Entries with chart source code
□ □ □ □

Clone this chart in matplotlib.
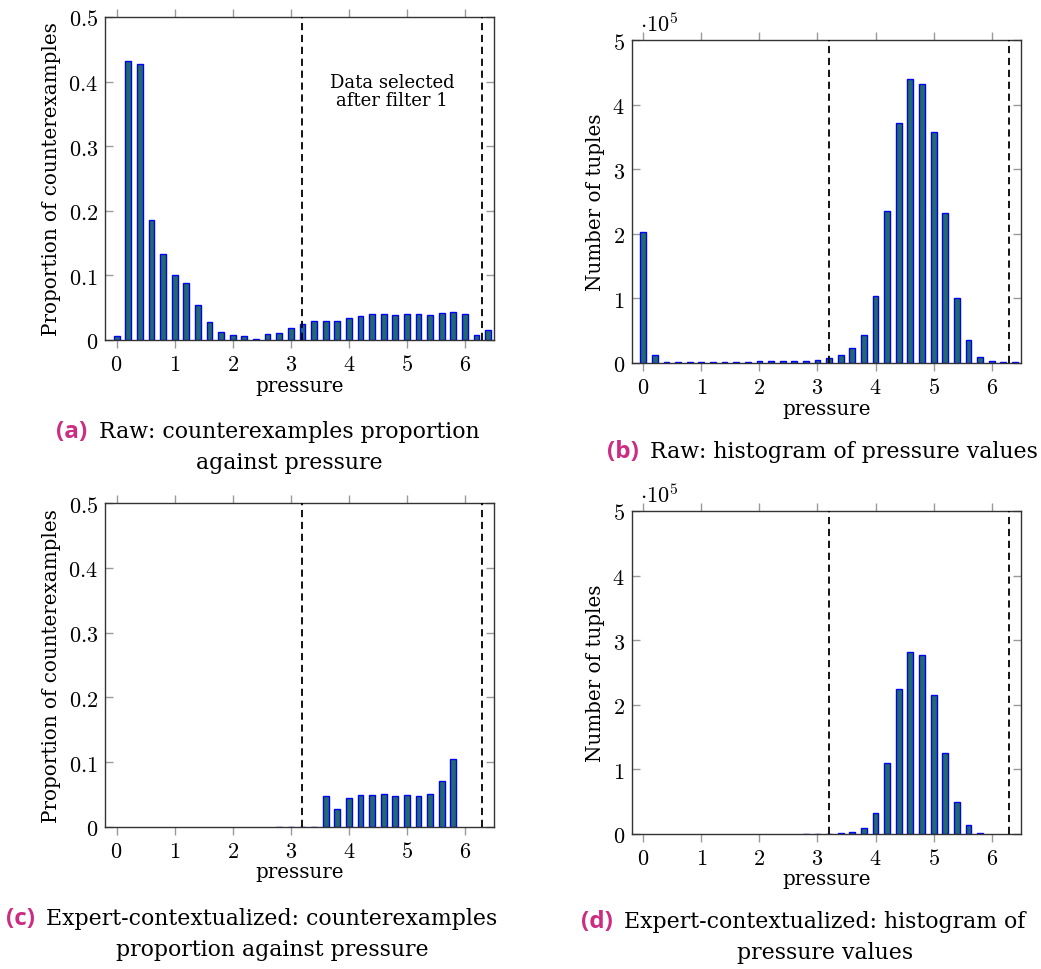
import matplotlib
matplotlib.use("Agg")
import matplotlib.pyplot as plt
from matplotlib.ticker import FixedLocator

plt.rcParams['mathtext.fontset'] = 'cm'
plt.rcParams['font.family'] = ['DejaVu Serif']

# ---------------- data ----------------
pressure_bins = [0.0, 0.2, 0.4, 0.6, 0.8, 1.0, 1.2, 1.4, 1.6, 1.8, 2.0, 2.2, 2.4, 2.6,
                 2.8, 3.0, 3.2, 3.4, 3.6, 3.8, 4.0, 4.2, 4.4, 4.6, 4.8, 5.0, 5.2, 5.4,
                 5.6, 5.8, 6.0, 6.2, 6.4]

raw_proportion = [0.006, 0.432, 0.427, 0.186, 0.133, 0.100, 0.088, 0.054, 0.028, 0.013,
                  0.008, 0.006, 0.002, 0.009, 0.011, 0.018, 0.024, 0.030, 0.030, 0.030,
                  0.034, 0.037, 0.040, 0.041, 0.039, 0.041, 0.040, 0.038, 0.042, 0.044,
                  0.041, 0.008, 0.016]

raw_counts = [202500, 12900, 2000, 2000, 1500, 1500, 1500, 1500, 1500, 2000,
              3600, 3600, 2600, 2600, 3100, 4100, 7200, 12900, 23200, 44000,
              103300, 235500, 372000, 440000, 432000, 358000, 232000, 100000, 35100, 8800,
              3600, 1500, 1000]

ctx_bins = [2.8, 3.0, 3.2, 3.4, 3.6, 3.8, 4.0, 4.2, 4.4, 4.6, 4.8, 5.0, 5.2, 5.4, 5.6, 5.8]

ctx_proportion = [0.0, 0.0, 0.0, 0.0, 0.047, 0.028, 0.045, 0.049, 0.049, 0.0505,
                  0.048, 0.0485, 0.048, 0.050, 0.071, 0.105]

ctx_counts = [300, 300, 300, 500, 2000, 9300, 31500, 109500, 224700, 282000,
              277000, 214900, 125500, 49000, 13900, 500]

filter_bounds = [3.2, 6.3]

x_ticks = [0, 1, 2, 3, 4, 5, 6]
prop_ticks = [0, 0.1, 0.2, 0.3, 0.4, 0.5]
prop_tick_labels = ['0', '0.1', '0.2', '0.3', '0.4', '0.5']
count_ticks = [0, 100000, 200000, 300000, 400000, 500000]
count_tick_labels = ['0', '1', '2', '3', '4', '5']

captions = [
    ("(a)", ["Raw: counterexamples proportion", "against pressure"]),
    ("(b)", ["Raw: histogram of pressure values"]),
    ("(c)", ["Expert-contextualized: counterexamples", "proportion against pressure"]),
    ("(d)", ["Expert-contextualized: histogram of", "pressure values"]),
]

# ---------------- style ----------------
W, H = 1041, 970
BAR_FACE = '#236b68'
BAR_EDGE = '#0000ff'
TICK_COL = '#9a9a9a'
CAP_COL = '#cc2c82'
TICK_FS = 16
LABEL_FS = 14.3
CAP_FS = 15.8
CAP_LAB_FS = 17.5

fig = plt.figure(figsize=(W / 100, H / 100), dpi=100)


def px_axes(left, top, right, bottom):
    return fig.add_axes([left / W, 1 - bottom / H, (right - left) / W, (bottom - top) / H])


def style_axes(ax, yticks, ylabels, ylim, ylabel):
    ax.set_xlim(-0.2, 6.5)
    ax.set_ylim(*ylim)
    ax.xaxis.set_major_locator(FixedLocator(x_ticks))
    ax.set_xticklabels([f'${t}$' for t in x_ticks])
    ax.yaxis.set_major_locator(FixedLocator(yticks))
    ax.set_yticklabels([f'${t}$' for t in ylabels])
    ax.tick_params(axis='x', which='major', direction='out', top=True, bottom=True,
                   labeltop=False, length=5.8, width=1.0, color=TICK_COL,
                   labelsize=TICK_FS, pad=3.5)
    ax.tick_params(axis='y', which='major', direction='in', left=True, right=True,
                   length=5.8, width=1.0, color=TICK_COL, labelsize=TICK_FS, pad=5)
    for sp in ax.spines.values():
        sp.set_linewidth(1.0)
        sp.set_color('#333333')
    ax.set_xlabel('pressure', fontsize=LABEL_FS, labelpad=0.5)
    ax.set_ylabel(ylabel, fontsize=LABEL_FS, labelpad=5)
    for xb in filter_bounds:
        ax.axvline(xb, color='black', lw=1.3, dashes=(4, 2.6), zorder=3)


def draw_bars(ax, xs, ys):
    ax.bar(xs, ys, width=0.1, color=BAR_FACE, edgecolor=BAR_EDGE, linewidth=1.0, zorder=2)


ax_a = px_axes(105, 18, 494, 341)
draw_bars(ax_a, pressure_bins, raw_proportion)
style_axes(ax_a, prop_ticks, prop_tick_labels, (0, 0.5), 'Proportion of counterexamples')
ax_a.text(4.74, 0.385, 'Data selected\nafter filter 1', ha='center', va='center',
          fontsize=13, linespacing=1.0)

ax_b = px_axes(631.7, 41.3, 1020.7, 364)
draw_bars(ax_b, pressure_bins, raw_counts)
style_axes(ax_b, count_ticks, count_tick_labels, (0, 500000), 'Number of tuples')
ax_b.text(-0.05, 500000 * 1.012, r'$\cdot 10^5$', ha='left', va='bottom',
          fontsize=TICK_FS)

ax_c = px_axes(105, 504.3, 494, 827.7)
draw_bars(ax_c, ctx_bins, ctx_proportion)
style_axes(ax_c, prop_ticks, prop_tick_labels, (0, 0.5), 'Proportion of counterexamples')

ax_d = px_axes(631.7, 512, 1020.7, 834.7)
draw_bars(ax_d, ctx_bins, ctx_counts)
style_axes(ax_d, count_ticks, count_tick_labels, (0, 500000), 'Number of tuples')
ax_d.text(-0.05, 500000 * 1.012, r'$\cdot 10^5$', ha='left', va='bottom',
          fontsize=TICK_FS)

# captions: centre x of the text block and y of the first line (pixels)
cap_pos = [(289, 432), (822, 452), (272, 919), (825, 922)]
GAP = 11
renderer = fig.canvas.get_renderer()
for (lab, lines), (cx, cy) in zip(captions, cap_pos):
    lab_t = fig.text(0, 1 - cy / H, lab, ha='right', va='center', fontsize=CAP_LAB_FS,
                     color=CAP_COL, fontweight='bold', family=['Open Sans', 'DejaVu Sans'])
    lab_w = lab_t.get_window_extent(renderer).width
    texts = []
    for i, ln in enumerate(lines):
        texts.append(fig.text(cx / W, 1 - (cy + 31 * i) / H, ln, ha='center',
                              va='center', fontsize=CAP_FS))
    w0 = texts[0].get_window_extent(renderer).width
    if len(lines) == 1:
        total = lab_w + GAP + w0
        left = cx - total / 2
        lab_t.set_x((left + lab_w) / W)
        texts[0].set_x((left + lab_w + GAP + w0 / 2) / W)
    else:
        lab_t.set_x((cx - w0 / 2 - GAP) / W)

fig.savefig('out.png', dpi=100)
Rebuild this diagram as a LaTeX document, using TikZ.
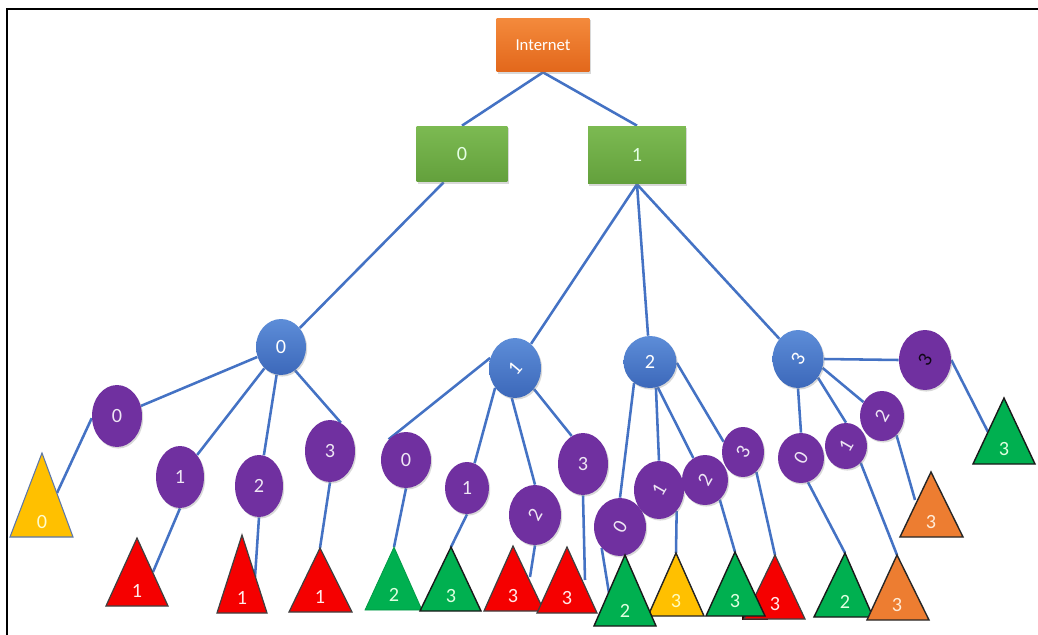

□ □ □ □

THE REQUEST:
All entries are to be retyped exactly. Omit any embedded images.

ANSWER TO THE EXERCISE:
Clone this chart in matplotlib.
import matplotlib
matplotlib.use("Agg")
import matplotlib.pyplot as plt
from matplotlib.ticker import FixedLocator

plt.rcParams['mathtext.fontset'] = 'cm'
plt.rcParams['font.family'] = ['DejaVu Serif']

# ---------------- data ----------------
pressure_bins = [0.0, 0.2, 0.4, 0.6, 0.8, 1.0, 1.2, 1.4, 1.6, 1.8, 2.0, 2.2, 2.4, 2.6,
                 2.8, 3.0, 3.2, 3.4, 3.6, 3.8, 4.0, 4.2, 4.4, 4.6, 4.8, 5.0, 5.2, 5.4,
                 5.6, 5.8, 6.0, 6.2, 6.4]

raw_proportion = [0.006, 0.432, 0.427, 0.186, 0.133, 0.100, 0.088, 0.054, 0.028, 0.013,
                  0.008, 0.006, 0.002, 0.009, 0.011, 0.018, 0.024, 0.030, 0.030, 0.030,
                  0.034, 0.037, 0.040, 0.041, 0.039, 0.041, 0.040, 0.038, 0.042, 0.044,
                  0.041, 0.008, 0.016]

raw_counts = [202500, 12900, 2000, 2000, 1500, 1500, 1500, 1500, 1500, 2000,
              3600, 3600, 2600, 2600, 3100, 4100, 7200, 12900, 23200, 44000,
              103300, 235500, 372000, 440000, 432000, 358000, 232000, 100000, 35100, 8800,
              3600, 1500, 1000]

ctx_bins = [2.8, 3.0, 3.2, 3.4, 3.6, 3.8, 4.0, 4.2, 4.4, 4.6, 4.8, 5.0, 5.2, 5.4, 5.6, 5.8]

ctx_proportion = [0.0, 0.0, 0.0, 0.0, 0.047, 0.028, 0.045, 0.049, 0.049, 0.0505,
                  0.048, 0.0485, 0.048, 0.050, 0.071, 0.105]

ctx_counts = [300, 300, 300, 500, 2000, 9300, 31500, 109500, 224700, 282000,
              277000, 214900, 125500, 49000, 13900, 500]

filter_bounds = [3.2, 6.3]

x_ticks = [0, 1, 2, 3, 4, 5, 6]
prop_ticks = [0, 0.1, 0.2, 0.3, 0.4, 0.5]
prop_tick_labels = ['0', '0.1', '0.2', '0.3', '0.4', '0.5']
count_ticks = [0, 100000, 200000, 300000, 400000, 500000]
count_tick_labels = ['0', '1', '2', '3', '4', '5']

captions = [
    ("(a)", ["Raw: counterexamples proportion", "against pressure"]),
    ("(b)", ["Raw: histogram of pressure values"]),
    ("(c)", ["Expert-contextualized: counterexamples", "proportion against pressure"]),
    ("(d)", ["Expert-contextualized: histogram of", "pressure values"]),
]

# ---------------- style ----------------
W, H = 1041, 970
BAR_FACE = '#236b68'
BAR_EDGE = '#0000ff'
TICK_COL = '#9a9a9a'
CAP_COL = '#cc2c82'
TICK_FS = 16
LABEL_FS = 14.3
CAP_FS = 15.8
CAP_LAB_FS = 17.5

fig = plt.figure(figsize=(W / 100, H / 100), dpi=100)


def px_axes(left, top, right, bottom):
    return fig.add_axes([left / W, 1 - bottom / H, (right - left) / W, (bottom - top) / H])


def style_axes(ax, yticks, ylabels, ylim, ylabel):
    ax.set_xlim(-0.2, 6.5)
    ax.set_ylim(*ylim)
    ax.xaxis.set_major_locator(FixedLocator(x_ticks))
    ax.set_xticklabels([f'${t}$' for t in x_ticks])
    ax.yaxis.set_major_locator(FixedLocator(yticks))
    ax.set_yticklabels([f'${t}$' for t in ylabels])
    ax.tick_params(axis='x', which='major', direction='out', top=True, bottom=True,
                   labeltop=False, length=5.8, width=1.0, color=TICK_COL,
                   labelsize=TICK_FS, pad=3.5)
    ax.tick_params(axis='y', which='major', direction='in', left=True, right=True,
                   length=5.8, width=1.0, color=TICK_COL, labelsize=TICK_FS, pad=5)
    for sp in ax.spines.values():
        sp.set_linewidth(1.0)
        sp.set_color('#333333')
    ax.set_xlabel('pressure', fontsize=LABEL_FS, labelpad=0.5)
    ax.set_ylabel(ylabel, fontsize=LABEL_FS, labelpad=5)
    for xb in filter_bounds:
        ax.axvline(xb, color='black', lw=1.3, dashes=(4, 2.6), zorder=3)


def draw_bars(ax, xs, ys):
    ax.bar(xs, ys, width=0.1, color=BAR_FACE, edgecolor=BAR_EDGE, linewidth=1.0, zorder=2)


ax_a = px_axes(105, 18, 494, 341)
draw_bars(ax_a, pressure_bins, raw_proportion)
style_axes(ax_a, prop_ticks, prop_tick_labels, (0, 0.5), 'Proportion of counterexamples')
ax_a.text(4.74, 0.385, 'Data selected\nafter filter 1', ha='center', va='center',
          fontsize=13, linespacing=1.0)

ax_b = px_axes(631.7, 41.3, 1020.7, 364)
draw_bars(ax_b, pressure_bins, raw_counts)
style_axes(ax_b, count_ticks, count_tick_labels, (0, 500000), 'Number of tuples')
ax_b.text(-0.05, 500000 * 1.012, r'$\cdot 10^5$', ha='left', va='bottom',
          fontsize=TICK_FS)

ax_c = px_axes(105, 504.3, 494, 827.7)
draw_bars(ax_c, ctx_bins, ctx_proportion)
style_axes(ax_c, prop_ticks, prop_tick_labels, (0, 0.5), 'Proportion of counterexamples')

ax_d = px_axes(631.7, 512, 1020.7, 834.7)
draw_bars(ax_d, ctx_bins, ctx_counts)
style_axes(ax_d, count_ticks, count_tick_labels, (0, 500000), 'Number of tuples')
ax_d.text(-0.05, 500000 * 1.012, r'$\cdot 10^5$', ha='left', va='bottom',
          fontsize=TICK_FS)

# captions: centre x of the text block and y of the first line (pixels)
cap_pos = [(289, 432), (822, 452), (272, 919), (825, 922)]
GAP = 11
renderer = fig.canvas.get_renderer()
for (lab, lines), (cx, cy) in zip(captions, cap_pos):
    lab_t = fig.text(0, 1 - cy / H, lab, ha='right', va='center', fontsize=CAP_LAB_FS,
                     color=CAP_COL, fontweight='bold', family=['Open Sans', 'DejaVu Sans'])
    lab_w = lab_t.get_window_extent(renderer).width
    texts = []
    for i, ln in enumerate(lines):
        texts.append(fig.text(cx / W, 1 - (cy + 31 * i) / H, ln, ha='center',
                              va='center', fontsize=CAP_FS))
    w0 = texts[0].get_window_extent(renderer).width
    if len(lines) == 1:
        total = lab_w + GAP + w0
        left = cx - total / 2
        lab_t.set_x((left + lab_w) / W)
        texts[0].set_x((left + lab_w + GAP + w0 / 2) / W)
    else:
        lab_t.set_x((cx - w0 / 2 - GAP) / W)

fig.savefig('out.png', dpi=100)
Rebuild this diagram as a LaTeX document, using TikZ.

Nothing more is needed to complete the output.